Thoughts on Relationship Marketing
Like so many ideas in modern marketing, the concept of relationship marketing began as a smart, sensible realization that the then-existing paradigm, transactional marketing, was inefficient and that it made a great deal more sense to establish relationships between buyers and sellers to facilitate repeat business and “value added benefits.”
One of the most significant expressions of relationship marketing is Harvard’s Theodore Levitt’s “After the Sale is Over,” published in the Harvard Business Review more than 20 years ago. In this highly insightful article, Levitt’s basic premise was:
As our economy becomes more service and technology oriented, the dynamics of the sales process will change. The on-going nature of services and the growing complexity of technology will increasingly necessitate lengthy and involved relationships between buyers and sellers. Thus, the seller’s focus will need to shift from simply landing sales to ensuring buyer satisfaction after the purchase. To keep buyers happy, vendors must maintain constructive interaction with purchasers – which includes keeping up on their complaints and future needs. Repeat orders will go to those sellers who have done the best job or nurturing these relationships….
Levitt goes on to equate the difference in relationship sales/marketing to the difference between a marriage and a one-night stand. “The sale, then, merely consummates the courtship at which point the marriage begins,” writes Levitt. “The quality of the marriage determines whether there will be continued or expanded business, or troubles and divorce.”
‘Complaints’ Help Relationships
Levitt maintains that companies can avoid such troubles by recognizing at the outset the necessity of managing their relationships with customers. He also observes that such a marriages is constantly pressured by the “forces of decline.” Thus, the seller constantly has to re-sell products and/or services to the buyer. Another important element is communication. Levitt maintains that complaints are a necessity, and one of the surest signs of a declining relationship is the absence of complaints. He points out that in even the best of relationships nobody is ever “that satisfied” especially over a long period of time. “The absence of candor,” Levitt writes, “reflects the decline or trust and the deterioration of the relationship. Bad things accumulate. Impaired communication is both a symptom and cause of trouble. Things fester inside. When they finally erupt, it’s usually too late or too costly to correct the situation.”
Relationship Marketing Works Best in B2B
While Levitt and others in the 1980s heralded the beginning of relationship-oriented sales and marketing, the greatest examples of success in relationship marketing are in the business-to-business arena.
“Just in Time” (JIT) is a clear manifestation of the virtues of relationship sales and marketing. Here vendor and buyer work so closely that they are in lockstep with one another.
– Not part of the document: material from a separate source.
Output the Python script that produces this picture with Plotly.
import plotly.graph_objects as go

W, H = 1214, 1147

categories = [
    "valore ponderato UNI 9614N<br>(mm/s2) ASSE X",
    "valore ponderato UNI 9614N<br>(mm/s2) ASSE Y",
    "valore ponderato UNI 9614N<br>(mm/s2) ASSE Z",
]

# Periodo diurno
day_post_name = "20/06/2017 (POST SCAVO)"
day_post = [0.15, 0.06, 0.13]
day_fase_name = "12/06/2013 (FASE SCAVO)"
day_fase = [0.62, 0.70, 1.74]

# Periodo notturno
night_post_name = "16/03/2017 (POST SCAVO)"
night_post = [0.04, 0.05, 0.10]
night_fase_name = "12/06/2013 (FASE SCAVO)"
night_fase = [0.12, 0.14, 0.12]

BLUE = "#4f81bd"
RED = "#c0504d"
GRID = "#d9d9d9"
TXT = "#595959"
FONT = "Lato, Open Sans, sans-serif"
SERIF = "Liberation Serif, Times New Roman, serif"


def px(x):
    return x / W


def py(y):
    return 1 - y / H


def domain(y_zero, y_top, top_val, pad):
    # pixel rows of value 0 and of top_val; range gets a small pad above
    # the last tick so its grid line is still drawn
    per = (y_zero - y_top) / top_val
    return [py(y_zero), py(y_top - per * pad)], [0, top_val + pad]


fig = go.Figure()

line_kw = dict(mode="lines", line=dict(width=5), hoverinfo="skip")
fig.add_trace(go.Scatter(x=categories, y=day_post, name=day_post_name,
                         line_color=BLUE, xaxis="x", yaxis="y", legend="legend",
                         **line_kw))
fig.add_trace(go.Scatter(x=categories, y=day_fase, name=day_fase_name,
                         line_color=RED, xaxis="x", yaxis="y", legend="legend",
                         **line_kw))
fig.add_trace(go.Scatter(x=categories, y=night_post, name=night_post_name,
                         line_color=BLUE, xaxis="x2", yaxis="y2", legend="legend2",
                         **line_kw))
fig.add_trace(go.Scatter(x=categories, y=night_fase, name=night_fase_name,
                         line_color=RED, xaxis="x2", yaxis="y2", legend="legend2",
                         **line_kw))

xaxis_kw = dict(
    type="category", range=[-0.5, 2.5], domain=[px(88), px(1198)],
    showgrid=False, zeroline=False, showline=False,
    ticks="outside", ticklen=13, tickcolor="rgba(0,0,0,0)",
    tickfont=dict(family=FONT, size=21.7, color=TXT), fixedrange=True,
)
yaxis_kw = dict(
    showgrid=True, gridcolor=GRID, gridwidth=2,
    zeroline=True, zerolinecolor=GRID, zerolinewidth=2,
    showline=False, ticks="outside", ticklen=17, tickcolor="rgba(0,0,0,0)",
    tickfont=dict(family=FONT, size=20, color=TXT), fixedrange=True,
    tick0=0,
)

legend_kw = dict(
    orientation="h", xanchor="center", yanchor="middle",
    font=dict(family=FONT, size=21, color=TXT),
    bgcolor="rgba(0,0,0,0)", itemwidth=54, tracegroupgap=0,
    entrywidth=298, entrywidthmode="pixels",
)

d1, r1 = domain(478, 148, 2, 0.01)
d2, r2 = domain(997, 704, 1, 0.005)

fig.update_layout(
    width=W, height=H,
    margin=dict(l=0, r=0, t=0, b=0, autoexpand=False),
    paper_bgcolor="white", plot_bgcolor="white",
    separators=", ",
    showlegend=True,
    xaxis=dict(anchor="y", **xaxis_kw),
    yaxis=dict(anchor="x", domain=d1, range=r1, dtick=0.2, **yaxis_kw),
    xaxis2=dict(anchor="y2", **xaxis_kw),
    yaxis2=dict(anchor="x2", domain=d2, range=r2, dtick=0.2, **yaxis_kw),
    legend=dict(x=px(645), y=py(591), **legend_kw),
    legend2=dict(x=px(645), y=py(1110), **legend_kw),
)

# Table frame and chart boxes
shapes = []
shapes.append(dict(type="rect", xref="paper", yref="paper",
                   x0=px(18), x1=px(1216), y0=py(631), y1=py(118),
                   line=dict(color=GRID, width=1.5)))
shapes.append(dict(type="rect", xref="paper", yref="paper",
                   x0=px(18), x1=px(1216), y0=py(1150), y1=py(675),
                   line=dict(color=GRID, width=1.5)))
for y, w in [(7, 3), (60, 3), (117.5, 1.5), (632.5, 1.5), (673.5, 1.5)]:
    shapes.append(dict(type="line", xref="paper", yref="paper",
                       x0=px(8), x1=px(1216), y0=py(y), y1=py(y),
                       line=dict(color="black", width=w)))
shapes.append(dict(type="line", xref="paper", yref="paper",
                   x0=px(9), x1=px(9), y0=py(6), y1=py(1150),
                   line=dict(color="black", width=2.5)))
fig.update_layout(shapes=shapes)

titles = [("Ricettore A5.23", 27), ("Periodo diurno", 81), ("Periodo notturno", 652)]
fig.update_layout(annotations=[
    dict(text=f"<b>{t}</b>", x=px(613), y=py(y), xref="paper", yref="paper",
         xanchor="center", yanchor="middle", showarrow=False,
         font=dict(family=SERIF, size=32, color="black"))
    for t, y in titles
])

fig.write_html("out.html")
The buyer is totally dependent on precise delivery schedules to maintain production and minimize inventory. The seller will often serve its JIT customer to the exclusion of other business. This is a marriage in Levitt’s truest sense.
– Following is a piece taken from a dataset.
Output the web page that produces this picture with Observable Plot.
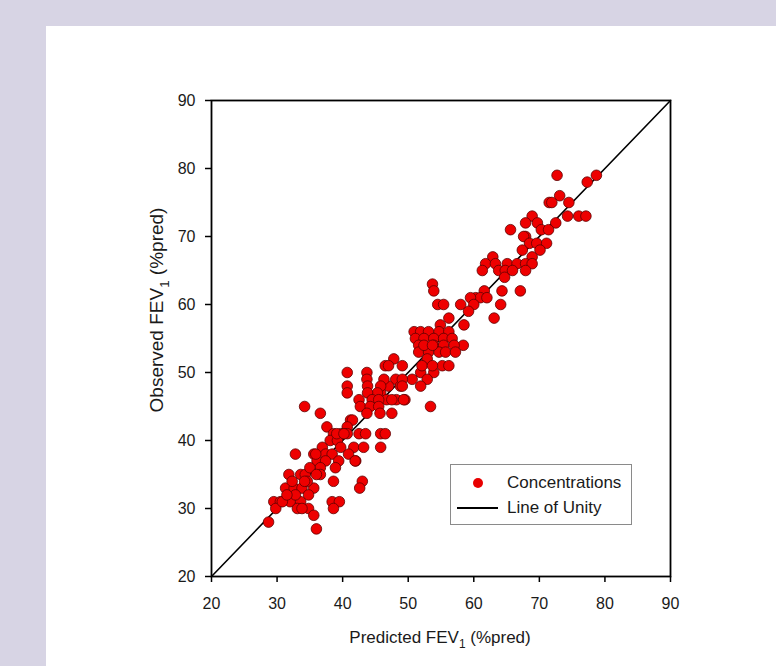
<!DOCTYPE html>
<html>
<head>
<meta charset="utf-8">
<script src="https://cdn.jsdelivr.net/npm/d3@7"></script>
<script src="https://cdn.jsdelivr.net/npm/@observablehq/plot@0.6"></script>
<style>
  html, body { margin: 0; padding: 0; }
  body { width: 776px; height: 666px; background: #d7d4e4; position: relative; overflow: hidden;
         font-family: "Liberation Sans", Arial, sans-serif; }
  #panel { position: absolute; left: 46px; top: 26px; width: 730px; height: 640px; background: #fff; }
  #legend { position: absolute; left: 404px; top: 438px; width: 180px; height: 59px;
            border: 1px solid #8a8a8a; background: #fff; color: #1a1a1a; font-size: 17px; }
  #legend .item { position: absolute; left: 0; height: 20px; white-space: nowrap; }
  #legend .lab { position: absolute; left: 56px; top: 0; line-height: 20px; }
  #legend .dot { position: absolute; left: 22px; top: 5px; width: 10px; height: 10px; border-radius: 50%; background: #e80000; }
  #legend .ln { position: absolute; left: 6px; top: 9px; width: 41px; height: 2px; background: #000; }
</style>
</head>
<body>
<div id="panel"></div>
<script>
// ---- data ----
const predicted = [
  72.7,78.7,77.3,73.1,71.5,71.9,74.5,76.0,77.1,74.3,72.5,68.9,67.9,69.7,70.3,71.4,65.6,67.9,67.6,68.5,
  69.6,71.1,67.4,70.1,68.9,62.9,61.8,63.3,65.1,66.6,67.9,68.9,61.3,63.8,64.8,65.9,67.9,64.7,61.6,60.3,
  61.0,62.0,59.5,64.3,67.1,64.1,63.1,60.0,59.2,58.0,
  53.7,53.9,54.5,55.4,56.2,54.9,58.5,50.9,51.9,53.1,54.7,56.2,51.1,52.4,53.9,55.4,56.7,58.4,51.6,53.9,
  55.4,57.0,51.6,53.1,54.7,55.7,57.2,46.5,47.8,49.1,52.9,55.2,56.2,53.9,51.9,50.6,52.9,48.1,47.0,48.8,
  51.9,48.2,49.5,45.8,53.4,52.4,53.7,52.1,53.7,47.0,49.1,46.3,45.8,49.1,45.3,46.7,47.5,49.3,
  43.7,43.7,40.7,40.7,40.7,42.5,43.8,43.8,44.5,45.5,42.7,44.2,45.5,43.7,45.7,47.5,41.2,41.5,40.7,37.6,
  38.6,39.7,40.7,42.5,43.5,45.8,46.5,38.1,39.2,39.7,36.9,41.7,43.2,45.8,35.6,37.4,38.4,40.9,42.0,32.8,
  34.2,36.6,36.1,37.4,39.4,36.6,38.9,41.9,39.1,40.2,35.9,
  43.0,38.6,42.6,38.4,39.5,38.6,36.6,31.8,33.6,34.3,31.3,32.6,33.8,35.6,32.3,34.6,29.5,30.5,32.0,33.6,
  29.8,33.1,34.8,35.6,28.7,36.0,34.8,32.8,33.8,30.8,34.2,31.5,35.0,36.0
];
const observed = [
  79,79,78,76,75,75,75,73,73,73,72,73,72,72,71,71,71,70,70,69,
  69,69,68,68,67,67,66,66,66,66,66,66,65,65,65,65,65,64,62,61,
  61,61,61,62,62,60,58,60,59,60,
  63,62,60,60,58,57,57,56,56,56,56,56,55,55,55,55,55,54,54,54,
  54,54,53,53,53,53,53,51,52,51,52,51,51,50,50,49,49,49,48,48,
  48,46,46,47,45,54,54,51,51,51,49,49,48,48,47,46,46,46,
  50,49,50,48,47,46,48,47,46,46,45,45,45,44,44,44,43,43,42,42,
  41,41,41,41,41,41,41,40,40,39,39,39,39,39,38,38,38,38,37,38,
  45,44,37,37,37,36,36,37,41,41,38,
  34,34,33,31,31,30,35,35,35,35,33,33,33,33,34,34,31,31,31,31,
  30,30,30,29,28,27,32,32,30,31,34,32,36,35
];
const unity = [20, 90];
const xTicks = [20, 30, 40, 50, 60, 70, 80, 90];
const yTicks = [20, 30, 40, 50, 60, 70, 80, 90];
const xTitle = ["Predicted FEV", "1", " (%pred)"];
const yTitle = ["Observed FEV", "1", " (%pred)"];
const legendLabels = ["Concentrations", "Line of Unity"];

const points = predicted.map((p, i) => ({p, o: observed[i]}));
const unityLine = unity.map(v => ({p: v, o: v}));

const W = 730, H = 640;
const chart = Plot.plot({
  width: W, height: H,
  marginLeft: 165, marginRight: 106, marginTop: 74, marginBottom: 90,
  style: {fontFamily: '"Liberation Sans", Arial, sans-serif', fontSize: "16px", color: "#1a1a1a", background: "transparent"},
  x: {domain: [20, 90], ticks: xTicks},
  y: {domain: [20, 90], ticks: yTicks},
  marks: [
    Plot.line(unityLine, {x: "p", y: "o", stroke: "#000", strokeWidth: 1.6}),
    Plot.dot(points, {x: "p", y: "o", r: 5.3, fill: "#ee0000", stroke: "#5e0000", strokeWidth: 0.8}),
    Plot.frame({stroke: "#000", strokeWidth: 1.8}),
    Plot.axisX({ticks: xTicks, tickSize: 6, tickPadding: 15, fontSize: 16, label: null, stroke: "#000", strokeWidth: 1.5}),
    Plot.axisY({ticks: yTicks, tickSize: 6, tickPadding: 10, fontSize: 16, label: null, stroke: "#000", strokeWidth: 1.5})
  ]
});
document.getElementById("panel").appendChild(chart);

// axis titles with subscript
const svg = d3.select(chart);
function addTitle(parts, x, y, rotate, size) {
  const t = svg.append("text")
    .attr("text-anchor", "middle")
    .attr("fill", "#1a1a1a")
    .attr("font-size", size)
    .attr("font-family", '"Liberation Sans", Arial, sans-serif')
    .attr("transform", `translate(${x},${y})` + (rotate ? " rotate(-90)" : ""));
  t.append("tspan").text(parts[0]);
  t.append("tspan").attr("font-size", size * 0.7).attr("dy", size * 0.3).text(parts[1]);
  t.append("tspan").attr("dy", -size * 0.3).text(parts[2]);
}
addTitle(xTitle, 394, 617, false, 17);
addTitle(yTitle, 117, 284, true, 19);

// legend
const lg = document.createElement("div");
lg.id = "legend";
lg.innerHTML = `
  <div class="item" style="top:8px;width:100%"><span class="dot"></span><span class="lab">${legendLabels[0]}</span></div>
  <div class="item" style="top:33px;width:100%"><span class="ln"></span><span class="lab">${legendLabels[1]}</span></div>`;
document.getElementById("panel").appendChild(lg);
</script>
</body>
</html>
Internet B2B purchasing is yet another manifestation. Here buyers and sellers have their computers linked to each other. When inventories reach a certain point, an electronic reorder command goes from the buyer’s computer to the seller’s and a purchase order and invoice is automatically generated without human participation.
Business-to-business sales people are trained to develop and nurture relationships. It’s so much more efficient to generate orders from existing customers instead of doing the time-consuming missionary work necessary to develop new customers. The fastest way a salesperson can meet or exceed quotas and earn bonuses is through re-orders from existing customers.
Growth of Relationship Marketing
The academic pronouncements of Levitt and his peers in the 1980s has led to new thinking in the evolution of marketing. Textbooks talk of the production era evolving into the sales era and then the marketing era. They now talk of the “relationship era” as the new paradigm.
However, like many concepts the desire to systemize sales and marketing relationships has resulted in problems, which center around the concept of Customer Relationship Management (CRM). The basics of CRM make much sense. It is a strategy used to learn more about customers’ needs and behaviors to develop stronger relationships. There are major technological components to CRM centering on various software products. Installing a CRM system can be costly as well. The Gartner Group estimates companies spent $22 billion on CRM software in 2001.
Kirsten Sandberg, executive editor of Harvard Business School Publishing, is highly skeptical of CRM programs. She writes: “The snazzy technology was supposed to make one-to-one interactions with customers a reality, but experts say all it has done is enable companies to disappoint their customers faster and more efficiently – anytime and anywhere. Customer loyalty hasn’t increased. Companies still can’t target their most profitable customers, and their data-mining and sales processes are still as convoluted as ever. ”
She goes to say that there is widespread agreement that “customers are sick and tired of the barrage of irrelevant products and services, the glut of marketing messages, the coddling and patronizing, and the broken promises.”
Rather than a high-tech approach, she advocates a high-touch approach to relationship management. She urges companies to get closer to customers with “new ways of thinking about the people who buy your products and services.
“The better equipped your company is to view and treat your customers as whole human beings, the wider the range of opportunities it can envision for engaging in relationships with them.”